After reports of at least one secret execution last month, UN officials are urging Uzbekistan not to execute prisoners who have appealed their convictions to a UN committee.

Acting High Commissioner for Human Rights Bertrand Ramcharan “has asked the Uzbek government not to carry out the execution of detainees who have appealed their convictions to the United Nations Human Rights Committee,” Ramcharan’s office said in a statement.

In his March visit to the former Soviet Central Asian republic, Ramacharan had “underlined the importance of respecting such interim measures of protection,” the statement read.
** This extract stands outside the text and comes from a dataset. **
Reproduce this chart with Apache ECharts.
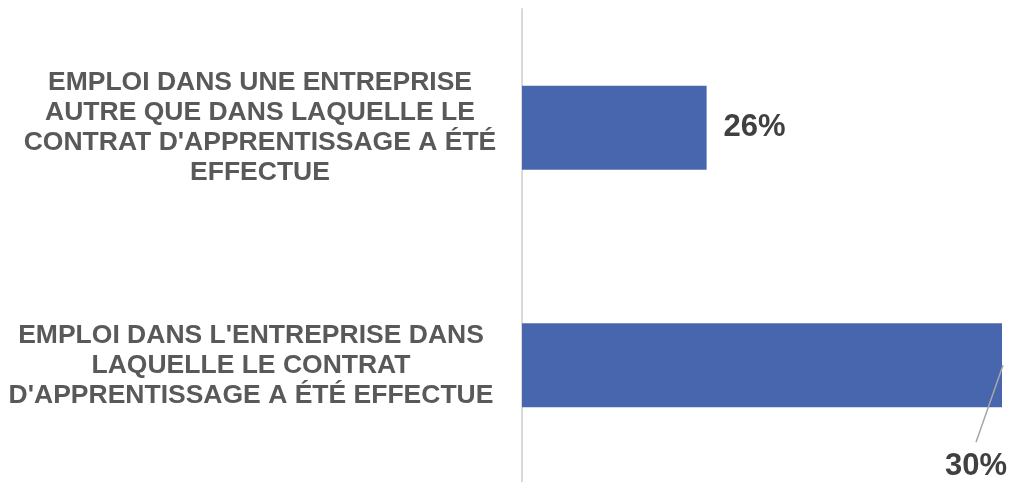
<!DOCTYPE html>
<html>
<head>
<meta charset="utf-8">
<script src="https://cdn.jsdelivr.net/npm/echarts@6/dist/echarts.min.js"></script>
<style>
  html, body { margin: 0; padding: 0; background: #fff; }
  #chart { width: 1015px; height: 482px; }
</style>
</head>
<body>
<div id="chart"></div>
<script>
// catégories (une ligne par élément du tableau)
const categories = [
  ['EMPLOI DANS UNE ENTREPRISE', 'AUTRE QUE DANS LAQUELLE LE', "CONTRAT D'APPRENTISSAGE A ÉTÉ", 'EFFECTUE'],
  ["EMPLOI DANS L'ENTREPRISE DANS", 'LAQUELLE LE CONTRAT', "D'APPRENTISSAGE A ÉTÉ EFFECTUE"]
];
const values = [26, 30];
const axisMin = 23.5;
const axisMax = 30;

const chart = echarts.init(document.getElementById('chart'));

// petit décalage horizontal propre à chaque libellé
const labelPads = [[0, 0, 0, 8], [0, 10, 0, 0]];

const option = {
  animation: false,
  grid: { left: 522, right: 13, top: 9, height: 475, outerBoundsMode: 'none' },
  xAxis: {
    type: 'value',
    min: axisMin,
    max: axisMax,
    show: false
  },
  yAxis: {
    type: 'category',
    inverse: true,
    data: categories.map((c, i) => ({
      value: c.join('\n'),
      textStyle: { align: 'center', padding: labelPads[i] }
    })),
    axisLine: { lineStyle: { color: '#d9d9d9', width: 2 } },
    axisTick: { show: false },
    axisLabel: {
      align: 'center',
      margin: 266,
      fontFamily: 'Liberation Sans, Arial, sans-serif',
      fontSize: 26.5,
      lineHeight: 30,
      fontWeight: 'bold',
      color: '#595959'
    }
  },
  series: [{
    type: 'bar',
    barCategoryGap: '64.6%',
    itemStyle: { color: '#4866ae' },
    label: {
      show: true,
      position: 'right',
      distance: 17,
      formatter: p => p.value + '%',
      fontFamily: 'Liberation Sans, Arial, sans-serif',
      fontSize: 31,
      fontWeight: 'bold',
      color: '#404040'
    },
    data: values.map((v, i) => i === 1 ? {
      value: v,
      label: { position: ['100%', '100%'], offset: [-26, 59], align: 'center', verticalAlign: 'middle' }
    } : v)
  }]
};

chart.setOption(option);

// trait de rappel de l'étiquette de la seconde barre
const end = chart.convertToPixel({ gridIndex: 0 }, [values[1], 1]);
chart.setOption({
  graphic: [{
    type: 'line',
    shape: { x1: end[0] + 1, y1: end[1], x2: end[0] - 26, y2: end[1] + 77 },
    style: { stroke: '#a6a6a6', lineWidth: 1.5 },
    z: 10
  }]
});
</script>
</body>
</html>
On Tuesday, Amnesty International added its voice to the concern saying it “has learnt of the execution of four men who were executed despite the intervention of the Human Rights Committee (and) unconfirmed reports that two more were also executed in recent weeks.”

Muzaffar Mirzaev, 29, was the latest person to have been secretly executed in June “despite allegations that he was mentally ill and an intervention by the United Nations Human Rights Committee,” Amnesty International said.

But his relatives fear that another prisoner who has appealed to the committee, Nodirbek Karimov, 22, “may have been executed or could be executed at any time,” the statement said.

Visiting Uzbekistan in December, the US’s expert on torture Theo van Boven said that torture by the Uzbek security forces appeared to be “systematic”.

Getting the authoritarian yet secular leadership of President Islam Karimov to comply with the UN has been difficult.

Uzbekistan is an ally in the United States’ anti-terrorism campaign and continues to host US-led forces who overthrew neighbouring Afghanistan’s Taliban government in 2001.

But critics have charged that Karimov’s rule may actually encourage individuals to carry out extremist acts as there is virtually no legal way for them to express dissent.

Activists put the number of political and religious prisoners in Uzbekistan at around 6500.